Output the material beneath this task exactly, images excluded.
* START RECORDED INFORMATION *
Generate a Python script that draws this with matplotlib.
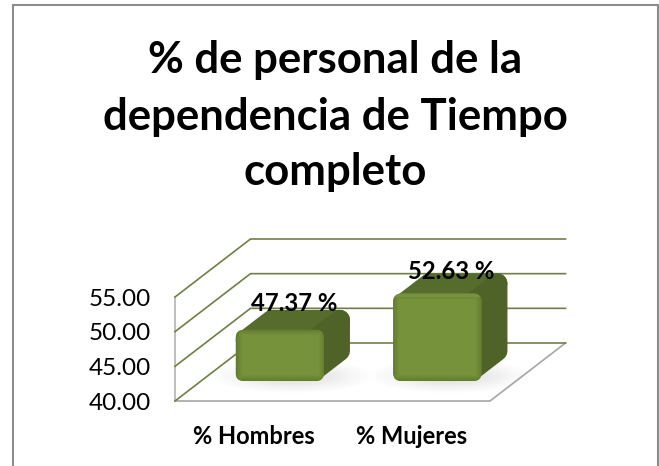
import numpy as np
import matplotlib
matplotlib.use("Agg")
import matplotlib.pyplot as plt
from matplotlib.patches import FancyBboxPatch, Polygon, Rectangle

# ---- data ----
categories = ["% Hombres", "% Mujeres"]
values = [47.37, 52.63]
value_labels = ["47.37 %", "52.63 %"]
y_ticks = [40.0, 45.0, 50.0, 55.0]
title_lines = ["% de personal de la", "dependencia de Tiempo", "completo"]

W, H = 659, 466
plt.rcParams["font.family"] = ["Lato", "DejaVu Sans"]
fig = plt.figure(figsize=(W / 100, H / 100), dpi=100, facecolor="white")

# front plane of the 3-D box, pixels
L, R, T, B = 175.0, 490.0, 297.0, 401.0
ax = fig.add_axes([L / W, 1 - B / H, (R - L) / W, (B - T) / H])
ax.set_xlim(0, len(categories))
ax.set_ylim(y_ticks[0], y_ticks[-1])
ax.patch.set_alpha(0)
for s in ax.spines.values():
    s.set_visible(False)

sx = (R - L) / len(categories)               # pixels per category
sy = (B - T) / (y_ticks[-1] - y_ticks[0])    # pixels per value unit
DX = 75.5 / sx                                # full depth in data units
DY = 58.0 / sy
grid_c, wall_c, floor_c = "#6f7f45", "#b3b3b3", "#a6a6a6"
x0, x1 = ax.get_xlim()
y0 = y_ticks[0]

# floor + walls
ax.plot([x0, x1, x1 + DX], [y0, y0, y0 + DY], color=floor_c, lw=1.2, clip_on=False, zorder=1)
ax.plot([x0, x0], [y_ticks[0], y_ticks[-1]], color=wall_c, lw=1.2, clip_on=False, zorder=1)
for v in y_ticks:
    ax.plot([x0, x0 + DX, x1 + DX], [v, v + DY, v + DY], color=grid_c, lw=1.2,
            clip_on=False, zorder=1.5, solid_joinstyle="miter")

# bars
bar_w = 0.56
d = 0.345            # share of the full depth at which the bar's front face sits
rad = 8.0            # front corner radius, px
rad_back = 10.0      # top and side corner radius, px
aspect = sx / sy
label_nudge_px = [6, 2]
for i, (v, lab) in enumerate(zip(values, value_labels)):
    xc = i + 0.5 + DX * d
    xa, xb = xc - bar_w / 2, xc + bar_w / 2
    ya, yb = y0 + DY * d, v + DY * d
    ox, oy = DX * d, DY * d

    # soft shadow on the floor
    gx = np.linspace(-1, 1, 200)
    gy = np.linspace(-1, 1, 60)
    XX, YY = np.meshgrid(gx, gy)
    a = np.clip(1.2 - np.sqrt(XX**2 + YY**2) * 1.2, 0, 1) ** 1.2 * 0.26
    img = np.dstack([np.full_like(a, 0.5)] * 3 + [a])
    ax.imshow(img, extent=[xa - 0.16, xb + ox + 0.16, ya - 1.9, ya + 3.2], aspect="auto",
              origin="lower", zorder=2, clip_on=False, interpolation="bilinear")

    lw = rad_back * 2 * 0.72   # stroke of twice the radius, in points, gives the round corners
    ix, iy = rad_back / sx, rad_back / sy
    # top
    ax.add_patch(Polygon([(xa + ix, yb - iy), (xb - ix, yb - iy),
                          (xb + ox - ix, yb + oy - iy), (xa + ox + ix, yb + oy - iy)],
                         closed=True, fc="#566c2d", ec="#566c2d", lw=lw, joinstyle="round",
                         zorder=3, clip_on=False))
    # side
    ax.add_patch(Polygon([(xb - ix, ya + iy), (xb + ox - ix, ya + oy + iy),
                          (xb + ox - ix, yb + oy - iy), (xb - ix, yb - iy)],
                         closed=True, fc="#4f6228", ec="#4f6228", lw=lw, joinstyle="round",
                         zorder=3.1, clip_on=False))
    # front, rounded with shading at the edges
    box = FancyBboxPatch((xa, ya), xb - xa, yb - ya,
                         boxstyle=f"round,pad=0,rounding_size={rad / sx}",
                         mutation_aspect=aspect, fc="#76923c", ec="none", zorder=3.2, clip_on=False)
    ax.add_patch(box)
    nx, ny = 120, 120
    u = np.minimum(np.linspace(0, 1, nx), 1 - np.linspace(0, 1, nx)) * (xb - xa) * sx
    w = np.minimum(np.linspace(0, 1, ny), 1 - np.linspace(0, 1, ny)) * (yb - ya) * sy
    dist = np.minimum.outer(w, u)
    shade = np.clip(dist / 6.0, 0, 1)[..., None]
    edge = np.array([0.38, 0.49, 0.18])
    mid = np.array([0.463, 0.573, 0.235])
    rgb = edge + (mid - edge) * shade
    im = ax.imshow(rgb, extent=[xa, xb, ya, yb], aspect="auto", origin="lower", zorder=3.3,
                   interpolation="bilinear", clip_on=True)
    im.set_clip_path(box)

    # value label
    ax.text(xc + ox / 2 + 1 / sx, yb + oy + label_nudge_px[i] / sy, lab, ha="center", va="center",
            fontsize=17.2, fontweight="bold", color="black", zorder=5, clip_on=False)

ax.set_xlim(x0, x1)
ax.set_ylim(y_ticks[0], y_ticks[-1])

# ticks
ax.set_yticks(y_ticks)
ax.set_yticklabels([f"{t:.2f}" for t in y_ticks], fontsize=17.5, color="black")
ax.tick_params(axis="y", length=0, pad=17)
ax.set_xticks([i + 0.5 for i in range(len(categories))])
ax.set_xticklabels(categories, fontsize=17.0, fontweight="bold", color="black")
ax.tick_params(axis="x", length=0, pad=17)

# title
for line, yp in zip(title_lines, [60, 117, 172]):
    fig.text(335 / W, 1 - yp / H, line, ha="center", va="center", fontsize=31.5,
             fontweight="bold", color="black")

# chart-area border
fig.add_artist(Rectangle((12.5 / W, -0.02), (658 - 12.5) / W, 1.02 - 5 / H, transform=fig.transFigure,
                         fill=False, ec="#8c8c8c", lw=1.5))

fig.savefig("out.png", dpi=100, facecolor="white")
* END RECORDED INFORMATION *
» SOLUTION FOR THIS EXERCISE:
Generate a Python script that draws this with matplotlib.
import numpy as np
import matplotlib
matplotlib.use("Agg")
import matplotlib.pyplot as plt
from matplotlib.patches import FancyBboxPatch, Polygon, Rectangle

# ---- data ----
categories = ["% Hombres", "% Mujeres"]
values = [47.37, 52.63]
value_labels = ["47.37 %", "52.63 %"]
y_ticks = [40.0, 45.0, 50.0, 55.0]
title_lines = ["% de personal de la", "dependencia de Tiempo", "completo"]

W, H = 659, 466
plt.rcParams["font.family"] = ["Lato", "DejaVu Sans"]
fig = plt.figure(figsize=(W / 100, H / 100), dpi=100, facecolor="white")

# front plane of the 3-D box, pixels
L, R, T, B = 175.0, 490.0, 297.0, 401.0
ax = fig.add_axes([L / W, 1 - B / H, (R - L) / W, (B - T) / H])
ax.set_xlim(0, len(categories))
ax.set_ylim(y_ticks[0], y_ticks[-1])
ax.patch.set_alpha(0)
for s in ax.spines.values():
    s.set_visible(False)

sx = (R - L) / len(categories)               # pixels per category
sy = (B - T) / (y_ticks[-1] - y_ticks[0])    # pixels per value unit
DX = 75.5 / sx                                # full depth in data units
DY = 58.0 / sy
grid_c, wall_c, floor_c = "#6f7f45", "#b3b3b3", "#a6a6a6"
x0, x1 = ax.get_xlim()
y0 = y_ticks[0]

# floor + walls
ax.plot([x0, x1, x1 + DX], [y0, y0, y0 + DY], color=floor_c, lw=1.2, clip_on=False, zorder=1)
ax.plot([x0, x0], [y_ticks[0], y_ticks[-1]], color=wall_c, lw=1.2, clip_on=False, zorder=1)
for v in y_ticks:
    ax.plot([x0, x0 + DX, x1 + DX], [v, v + DY, v + DY], color=grid_c, lw=1.2,
            clip_on=False, zorder=1.5, solid_joinstyle="miter")

# bars
bar_w = 0.56
d = 0.345            # share of the full depth at which the bar's front face sits
rad = 8.0            # front corner radius, px
rad_back = 10.0      # top and side corner radius, px
aspect = sx / sy
label_nudge_px = [6, 2]
for i, (v, lab) in enumerate(zip(values, value_labels)):
    xc = i + 0.5 + DX * d
    xa, xb = xc - bar_w / 2, xc + bar_w / 2
    ya, yb = y0 + DY * d, v + DY * d
    ox, oy = DX * d, DY * d

    # soft shadow on the floor
    gx = np.linspace(-1, 1, 200)
    gy = np.linspace(-1, 1, 60)
    XX, YY = np.meshgrid(gx, gy)
    a = np.clip(1.2 - np.sqrt(XX**2 + YY**2) * 1.2, 0, 1) ** 1.2 * 0.26
    img = np.dstack([np.full_like(a, 0.5)] * 3 + [a])
    ax.imshow(img, extent=[xa - 0.16, xb + ox + 0.16, ya - 1.9, ya + 3.2], aspect="auto",
              origin="lower", zorder=2, clip_on=False, interpolation="bilinear")

    lw = rad_back * 2 * 0.72   # stroke of twice the radius, in points, gives the round corners
    ix, iy = rad_back / sx, rad_back / sy
    # top
    ax.add_patch(Polygon([(xa + ix, yb - iy), (xb - ix, yb - iy),
                          (xb + ox - ix, yb + oy - iy), (xa + ox + ix, yb + oy - iy)],
                         closed=True, fc="#566c2d", ec="#566c2d", lw=lw, joinstyle="round",
                         zorder=3, clip_on=False))
    # side
    ax.add_patch(Polygon([(xb - ix, ya + iy), (xb + ox - ix, ya + oy + iy),
                          (xb + ox - ix, yb + oy - iy), (xb - ix, yb - iy)],
                         closed=True, fc="#4f6228", ec="#4f6228", lw=lw, joinstyle="round",
                         zorder=3.1, clip_on=False))
    # front, rounded with shading at the edges
    box = FancyBboxPatch((xa, ya), xb - xa, yb - ya,
                         boxstyle=f"round,pad=0,rounding_size={rad / sx}",
                         mutation_aspect=aspect, fc="#76923c", ec="none", zorder=3.2, clip_on=False)
    ax.add_patch(box)
    nx, ny = 120, 120
    u = np.minimum(np.linspace(0, 1, nx), 1 - np.linspace(0, 1, nx)) * (xb - xa) * sx
    w = np.minimum(np.linspace(0, 1, ny), 1 - np.linspace(0, 1, ny)) * (yb - ya) * sy
    dist = np.minimum.outer(w, u)
    shade = np.clip(dist / 6.0, 0, 1)[..., None]
    edge = np.array([0.38, 0.49, 0.18])
    mid = np.array([0.463, 0.573, 0.235])
    rgb = edge + (mid - edge) * shade
    im = ax.imshow(rgb, extent=[xa, xb, ya, yb], aspect="auto", origin="lower", zorder=3.3,
                   interpolation="bilinear", clip_on=True)
    im.set_clip_path(box)

    # value label
    ax.text(xc + ox / 2 + 1 / sx, yb + oy + label_nudge_px[i] / sy, lab, ha="center", va="center",
            fontsize=17.2, fontweight="bold", color="black", zorder=5, clip_on=False)

ax.set_xlim(x0, x1)
ax.set_ylim(y_ticks[0], y_ticks[-1])

# ticks
ax.set_yticks(y_ticks)
ax.set_yticklabels([f"{t:.2f}" for t in y_ticks], fontsize=17.5, color="black")
ax.tick_params(axis="y", length=0, pad=17)
ax.set_xticks([i + 0.5 for i in range(len(categories))])
ax.set_xticklabels(categories, fontsize=17.0, fontweight="bold", color="black")
ax.tick_params(axis="x", length=0, pad=17)

# title
for line, yp in zip(title_lines, [60, 117, 172]):
    fig.text(335 / W, 1 - yp / H, line, ha="center", va="center", fontsize=31.5,
             fontweight="bold", color="black")

# chart-area border
fig.add_artist(Rectangle((12.5 / W, -0.02), (658 - 12.5) / W, 1.02 - 5 / H, transform=fig.transFigure,
                         fill=False, ec="#8c8c8c", lw=1.5))

fig.savefig("out.png", dpi=100, facecolor="white")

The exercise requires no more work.